§ GIVEN MATERIAL
________________________________________
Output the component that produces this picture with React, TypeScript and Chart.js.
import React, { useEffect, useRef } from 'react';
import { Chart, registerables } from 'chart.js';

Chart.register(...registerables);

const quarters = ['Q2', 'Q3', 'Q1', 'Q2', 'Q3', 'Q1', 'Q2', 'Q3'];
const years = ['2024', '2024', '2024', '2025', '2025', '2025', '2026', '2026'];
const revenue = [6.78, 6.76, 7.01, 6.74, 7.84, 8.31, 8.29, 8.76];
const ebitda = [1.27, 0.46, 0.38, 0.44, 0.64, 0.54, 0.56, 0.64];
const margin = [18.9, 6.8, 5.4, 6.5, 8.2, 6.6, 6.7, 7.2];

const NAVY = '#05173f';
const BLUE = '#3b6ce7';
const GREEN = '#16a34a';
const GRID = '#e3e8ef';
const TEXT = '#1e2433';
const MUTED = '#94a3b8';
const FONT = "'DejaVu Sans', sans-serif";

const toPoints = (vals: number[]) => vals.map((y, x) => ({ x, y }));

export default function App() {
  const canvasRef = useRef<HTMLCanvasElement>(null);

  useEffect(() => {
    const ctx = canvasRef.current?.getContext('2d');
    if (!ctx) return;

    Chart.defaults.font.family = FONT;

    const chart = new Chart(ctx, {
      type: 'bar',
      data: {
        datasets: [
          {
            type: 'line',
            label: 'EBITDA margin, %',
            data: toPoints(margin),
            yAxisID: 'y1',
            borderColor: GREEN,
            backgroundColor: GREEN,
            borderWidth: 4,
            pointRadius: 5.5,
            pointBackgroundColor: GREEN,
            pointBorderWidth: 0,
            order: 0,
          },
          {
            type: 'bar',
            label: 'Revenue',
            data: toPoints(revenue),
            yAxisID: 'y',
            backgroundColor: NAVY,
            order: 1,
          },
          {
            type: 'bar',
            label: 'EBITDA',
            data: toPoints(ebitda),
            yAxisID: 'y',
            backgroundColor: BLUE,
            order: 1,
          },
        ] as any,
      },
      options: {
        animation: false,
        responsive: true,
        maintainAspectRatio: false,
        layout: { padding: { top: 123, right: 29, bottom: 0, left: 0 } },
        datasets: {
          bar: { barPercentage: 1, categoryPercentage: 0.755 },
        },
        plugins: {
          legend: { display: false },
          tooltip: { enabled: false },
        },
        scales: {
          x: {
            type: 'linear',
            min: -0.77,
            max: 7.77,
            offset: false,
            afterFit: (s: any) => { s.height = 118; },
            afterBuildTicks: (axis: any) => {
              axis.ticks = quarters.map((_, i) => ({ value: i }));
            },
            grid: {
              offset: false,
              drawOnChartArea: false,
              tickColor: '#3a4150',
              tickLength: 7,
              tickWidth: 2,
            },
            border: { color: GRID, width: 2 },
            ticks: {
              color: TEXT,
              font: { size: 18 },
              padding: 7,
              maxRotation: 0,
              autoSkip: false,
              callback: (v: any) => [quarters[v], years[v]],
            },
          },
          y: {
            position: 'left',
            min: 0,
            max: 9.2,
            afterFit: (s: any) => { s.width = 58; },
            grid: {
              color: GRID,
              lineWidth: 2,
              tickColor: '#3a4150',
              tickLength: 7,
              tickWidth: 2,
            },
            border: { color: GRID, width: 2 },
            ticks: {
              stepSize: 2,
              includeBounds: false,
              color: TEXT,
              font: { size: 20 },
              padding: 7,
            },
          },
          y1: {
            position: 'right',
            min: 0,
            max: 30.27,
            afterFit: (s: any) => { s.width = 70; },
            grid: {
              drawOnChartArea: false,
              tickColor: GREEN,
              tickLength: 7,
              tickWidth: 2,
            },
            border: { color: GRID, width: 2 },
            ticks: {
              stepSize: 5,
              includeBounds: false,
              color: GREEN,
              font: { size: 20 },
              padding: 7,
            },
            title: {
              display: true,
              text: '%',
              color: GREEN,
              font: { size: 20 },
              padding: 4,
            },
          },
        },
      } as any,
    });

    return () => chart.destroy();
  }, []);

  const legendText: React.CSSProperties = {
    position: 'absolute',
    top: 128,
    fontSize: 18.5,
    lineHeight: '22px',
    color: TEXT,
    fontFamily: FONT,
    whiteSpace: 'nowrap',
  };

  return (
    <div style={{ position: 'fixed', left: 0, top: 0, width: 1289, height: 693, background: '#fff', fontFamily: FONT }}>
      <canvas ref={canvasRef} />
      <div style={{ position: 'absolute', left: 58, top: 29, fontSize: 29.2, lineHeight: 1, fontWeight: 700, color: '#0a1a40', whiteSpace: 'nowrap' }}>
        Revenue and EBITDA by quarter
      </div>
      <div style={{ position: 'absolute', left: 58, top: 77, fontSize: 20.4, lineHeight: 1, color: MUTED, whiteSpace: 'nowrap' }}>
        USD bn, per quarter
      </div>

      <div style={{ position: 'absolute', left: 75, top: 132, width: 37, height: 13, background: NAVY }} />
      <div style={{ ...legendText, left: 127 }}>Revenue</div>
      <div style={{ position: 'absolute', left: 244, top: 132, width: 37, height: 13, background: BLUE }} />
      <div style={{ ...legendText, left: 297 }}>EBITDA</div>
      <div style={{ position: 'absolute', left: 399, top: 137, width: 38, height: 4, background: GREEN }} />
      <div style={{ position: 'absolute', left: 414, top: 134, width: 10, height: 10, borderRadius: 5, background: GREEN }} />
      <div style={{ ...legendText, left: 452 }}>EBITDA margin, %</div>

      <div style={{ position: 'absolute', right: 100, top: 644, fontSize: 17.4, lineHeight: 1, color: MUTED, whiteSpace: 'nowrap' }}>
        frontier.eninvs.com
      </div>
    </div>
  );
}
________________________________________
§ JOB
Quote the listing above from its first line to the line with "Chart.defaults.font.family = FONT;", inclusive, and add nothing.

§ EXERCISE RESPONSE
Output the component that produces this picture with React, TypeScript and Chart.js.
import React, { useEffect, useRef } from 'react';
import { Chart, registerables } from 'chart.js';

Chart.register(...registerables);

const quarters = ['Q2', 'Q3', 'Q1', 'Q2', 'Q3', 'Q1', 'Q2', 'Q3'];
const years = ['2024', '2024', '2024', '2025', '2025', '2025', '2026', '2026'];
const revenue = [6.78, 6.76, 7.01, 6.74, 7.84, 8.31, 8.29, 8.76];
const ebitda = [1.27, 0.46, 0.38, 0.44, 0.64, 0.54, 0.56, 0.64];
const margin = [18.9, 6.8, 5.4, 6.5, 8.2, 6.6, 6.7, 7.2];

const NAVY = '#05173f';
const BLUE = '#3b6ce7';
const GREEN = '#16a34a';
const GRID = '#e3e8ef';
const TEXT = '#1e2433';
const MUTED = '#94a3b8';
const FONT = "'DejaVu Sans', sans-serif";

const toPoints = (vals: number[]) => vals.map((y, x) => ({ x, y }));

export default function App() {
  const canvasRef = useRef<HTMLCanvasElement>(null);

  useEffect(() => {
    const ctx = canvasRef.current?.getContext('2d');
    if (!ctx) return;

    Chart.defaults.font.family = FONT;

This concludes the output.